Startups, in a very simple sense, means any new business ventures started by an entrepreneur. With mushrooming of startups, and recurring & evolving need of raising funds during different stages of growth, the valuation of startups is required quite often.
Valuation is the cornerstone of the investment process but constructing a meaningful valuation analysis can be a challenging process. Generally, the 3 most commonly accepted and widely known valuation approaches are Market-based, Cost-based and Income-based approaches, however within this a plethora of valuation framework processes exist and valuation practitioners often disagree on the best approach. This becomes even more complex especially for start-ups given the uniqueness of business models, lack of historical data & transparency, uncertainty over the future and management capabilities.

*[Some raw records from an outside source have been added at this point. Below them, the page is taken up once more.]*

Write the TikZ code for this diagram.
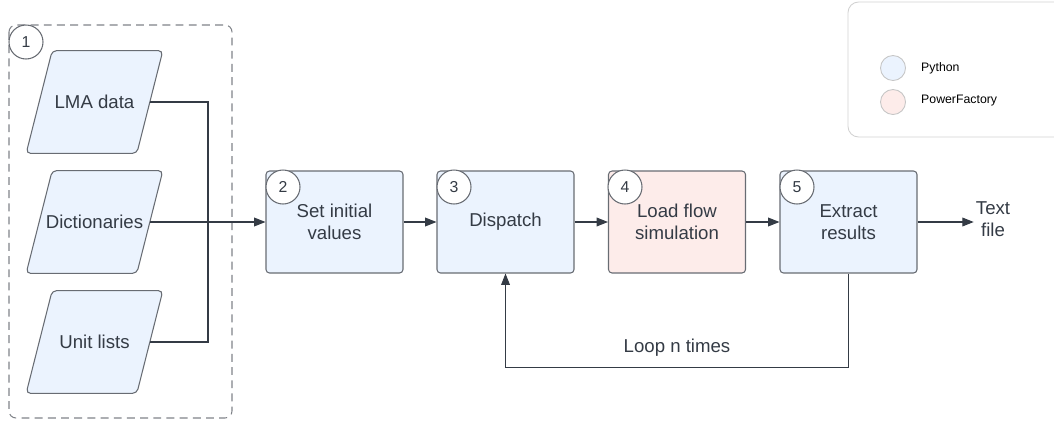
\documentclass[tikz,border=0pt]{standalone}
\usepackage{fontspec}
\setmainfont{Liberation Sans}
\usepackage{tikz}
\usetikzlibrary{arrows.meta,calc}
\usepackage{xcolor}

\definecolor{pyblue}{HTML}{EBF3FE}
\definecolor{pfpink}{HTML}{FDECEA}
\definecolor{edgegray}{HTML}{686C73}
\definecolor{inkgray}{HTML}{343B45}

\tikzset{
	box/.style={draw=edgegray, line width=0.6pt, rounded corners=2pt, fill=pyblue,
		minimum width=2.74cm, minimum height=2.04cm, align=center, text=inkgray,
		font=\fontsize{10.6}{12.5}\selectfont},
	intext/.style={minimum width=2.2cm, minimum height=2.04cm, inner sep=0pt,
		text=inkgray, font=\fontsize{10.6}{12.5}\selectfont},
	slanted/.style={draw=edgegray, line width=0.6pt, rounded corners=2.5pt, fill=pyblue},
	num/.style={draw=edgegray, line width=0.6pt, circle, fill=white, minimum size=0.68cm,
		inner sep=0pt, text=inkgray, font=\fontsize{9}{10}\selectfont},
	flow/.style={draw=inkgray, line width=0.6pt, -{Stealth[length=6.5pt,width=5pt,inset=0pt]}},
	wire/.style={draw=inkgray, line width=0.6pt},
	keydot/.style={circle, draw=gray!45, line width=0.5pt, minimum size=0.5cm, inner sep=0pt}
}
% parallelogram drawn round a text node
\newcommand{\slantbox}[1]{%
	\draw[slanted] ($(#1.south west)+(-13,0)$) -- ($(#1.north west)+(13,0)$)
		-- ($(#1.north east)+(13,0)$) -- ($(#1.south east)+(-13,0)$) -- cycle;}

\begin{document}
\begin{tikzpicture}[x=0.2mm, y=-0.2mm]
			\useasboundingbox (0,0) rectangle (1054,423);
			% input group
			\draw[edgegray!85, line width=0.6pt, dash pattern=on 4.5pt off 3pt, rounded corners=4pt] (9,25) rectangle (232,418);
			\node[intext] (lma) at (94.5,102) {};
			\node[intext] (dict) at (94.5,222) {};
			\node[intext] (units) at (94.5,342) {};
			\slantbox{lma}
			\slantbox{dict}
			\slantbox{units}
			\node[intext] at (lma) {LMA data};
			\node[intext] at (dict) {Dictionaries};
			\node[intext] at (units) {Unit lists};
			\node[num] (n1) at (26,42) {1};
			% processing chain
			\node[box] (init) at (334.5,222) {Set initial\\values};
			\node[box] (disp) at (505.5,222) {Dispatch};
			\node[box, fill=pfpink] (lf) at (677,222) {Load flow\\simulation};
			\node[box] (res) at (848.5,222) {Extract\\results};
			\node[align=center, text=inkgray, font=\fontsize{10.6}{12.5}\selectfont] (out) at (993,219) {Text\\file};
			\node[num] (n2) at (283,187) {2};
			\node[num] (n3) at (454,187) {3};
			\node[num] (n4) at (625,187) {4};
			\node[num] (n5) at (797,187) {5};
			% connectors
			\coordinate (bus) at (208,222);
			\draw[wire] (lma.east) -| (bus) |- (units.east);
			\draw[flow] (dict.east) -- (init.west);
			\draw[flow] (init) -- (disp);
			\draw[flow] (disp) -- (lf);
			\draw[flow] (lf) -- (res);
			\draw[flow] (res.east) -- ($(out.west)+(4,3)$);
			\draw[flow] (res.south) -- ++(0,94) -| (disp.south);
			\node[text=inkgray, font=\fontsize{10.6}{12.5}\selectfont] (loop) at (677,348) {Loop n times};
			% legend
			\draw[gray!35, line width=0.5pt, rounded corners=6pt] (848,2) rectangle (1066,137);
			\node[keydot, fill=pyblue] (kpy) at (893,68) {};
			\node[keydot, fill=pfpink] (kpf) at (893,102) {};
			\node[anchor=west, font=\fontsize{7}{8}\selectfont] (lpy) at (915,68) {Python};
			\node[anchor=west, font=\fontsize{7}{8}\selectfont] (lpf) at (915,101) {PowerFactory};
\end{tikzpicture}
\end{document}
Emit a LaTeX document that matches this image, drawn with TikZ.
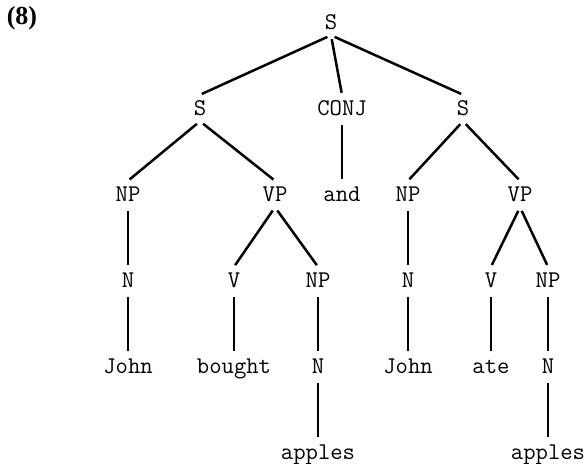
\documentclass[tikz,border=0pt]{standalone}
\usepackage{fontspec}
\newfontfamily\exfont{Liberation Serif}
\usetikzlibrary{positioning}

\begin{document}
\begin{tikzpicture}[x=0.5pt, y=-0.5pt, on grid, node distance=43pt and 0pt,
	line width=1.25pt, shorten <=2pt, shorten >=1pt,
	cat/.style={font=\ttfamily\fontsize{12}{14}\selectfont, inner xsep=1pt, inner ysep=1.5pt, text height=8pt, text depth=1pt}]
	\useasboundingbox (0,0) rectangle (587,463);
	\node[font=\exfont\bfseries\fontsize{13}{15}\selectfont] (ex) at (22,18) {(8)};

	\node[cat] (s) at (331,22) {S};
	\node[cat] (s1) [below left=43pt and 65.5pt of s] {S};
	\node[cat] (conj) [below right=43pt and 5.5pt of s] {CONJ};
	\node[cat] (s2) [below right=43pt and 66pt of s] {S};

	\node[cat] (np1) [below left=43pt and 36pt of s1] {NP};
	\node[cat] (vp1) [below right=43pt and 37.5pt of s1] {VP};
	\node[cat] (and) [below=of conj] {and};
	\node[cat] (np2) [below left=43pt and 27.5pt of s2] {NP};
	\node[cat] (vp2) [below right=43pt and 28.5pt of s2] {VP};

	\node[cat] (n1) [below=of np1] {N};
	\node[cat] (v1) [below left=43pt and 20.5pt of vp1] {V};
	\node[cat] (np3) [below right=43pt and 21.5pt of vp1] {NP};
	\node[cat] (n2) [below=of np2] {N};
	\node[cat] (v2) [below left=43pt and 14.5pt of vp2] {V};
	\node[cat] (np4) [below right=43pt and 14pt of vp2] {NP};

	\node[cat] (john1) [below=of n1] {John};
	\node[cat] (bought) [below=of v1] {bought};
	\node[cat] (n3) [below=of np3] {N};
	\node[cat] (john2) [below=of n2] {John};
	\node[cat] (ate) [below=of v2] {ate};
	\node[cat] (n4) [below=of np4] {N};

	\node[cat] (apples1) [below=of n3] {apples};
	\node[cat] (apples2) [below=of n4] {apples};

	\path (s.south) edge (s1.north)
	(s.south) edge (conj.north)
	(s.south) edge (s2.north)
	(s1.south) edge (np1.north)
	(s1.south) edge (vp1.north)
	(conj.south) edge (and.north)
	(s2.south) edge (np2.north)
	(s2.south) edge (vp2.north)
	(np1.south) edge (n1.north)
	(vp1.south) edge (v1.north)
	(vp1.south) edge (np3.north)
	(np2.south) edge (n2.north)
	(vp2.south) edge (v2.north)
	(vp2.south) edge (np4.north)
	(n1.south) edge (john1.north)
	(v1.south) edge (bought.north)
	(np3.south) edge (n3.north)
	(n2.south) edge (john2.north)
	(v2.south) edge (ate.north)
	(np4.south) edge (n4.north)
	(n3.south) edge (apples1.north)
	(n4.south) edge (apples2.north);
\end{tikzpicture}
\end{document}
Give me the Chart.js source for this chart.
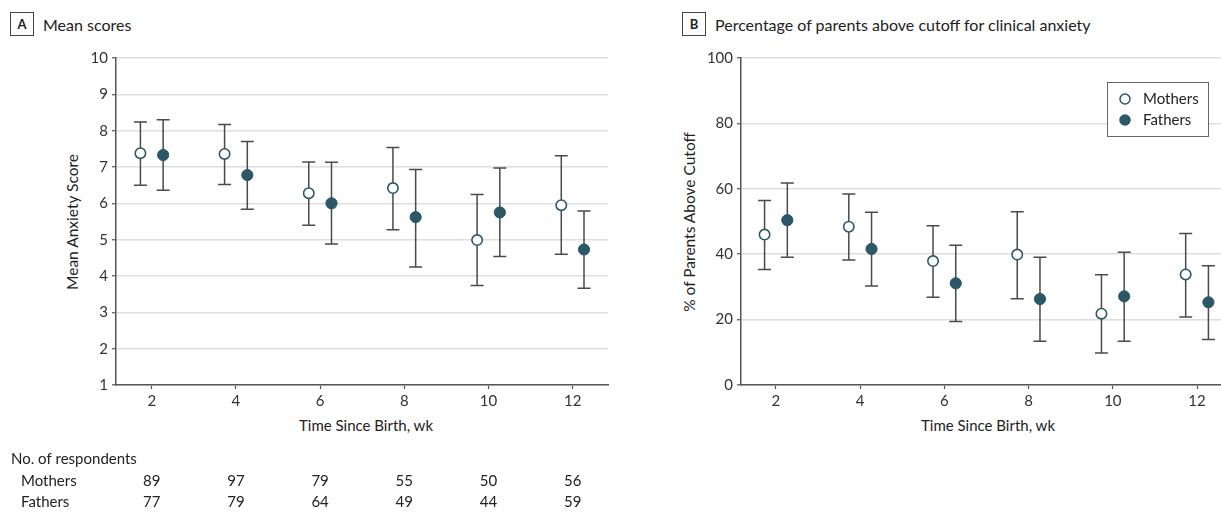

Challenges in start-ups valuation may include:
- Lacks sufficient historical financials to build or extrapolate future cash flows
- Invests in emerging assets / technology, with a risk of high failure rates, which are generally difficult to value with limited information
- Ascertaining discount rates given higher risk of failures, ability to get funding, and lack of quality information and uncertainty with respect to management capability to deliver
- Often loss-making in initial years, thereby posing challenges in applying relative valuation metrics
- Finding similar private startups and universe of comparable companies / transactions is difficult due to lack of information availability around financials & valuation
- The majority of value among start-ups is largely driven from future growth which is very challenging task to ascertain
We believe that the methodologies used to value a particular startup should be tailored & reflect upon the inherent risk, information, potential future growth and growth stage of the startup. The financing cycle / stage of a startup and associated valuation approach through which the value may be determined can be described as below:
Angel / Seed Round:
This stage is often characterized as pre-revenue, lacks viability, highly speculative and entirely depends on business idea and management capability / strength. The common valuation methodologies here may include:
- Berkus Method
- Scorecard Valuation
- Risk Factor Summation
- Venture Capital Method
Mid to late stage round: This stage is often characterized as generating / growing revenue, likely FCF negative, and capital requirement for scale-up of operations. The common valuation methodologies here may include:
- Comparables based valuation
- Discounted cash flow valuation
- Latest financing round
Notwithstanding above, there is no one-size-fits-all approach to any valuation including the startups. The Valuer has to be flexible and exercise judgement, and adopt a mix of valuation methodologies best suited for specific industry, stage and information unique to each case. At Finsurily, we triangulate various approaches after carefully analyzing the company, it’s stage & industry, dilution impact, combined with our research & analytical skills.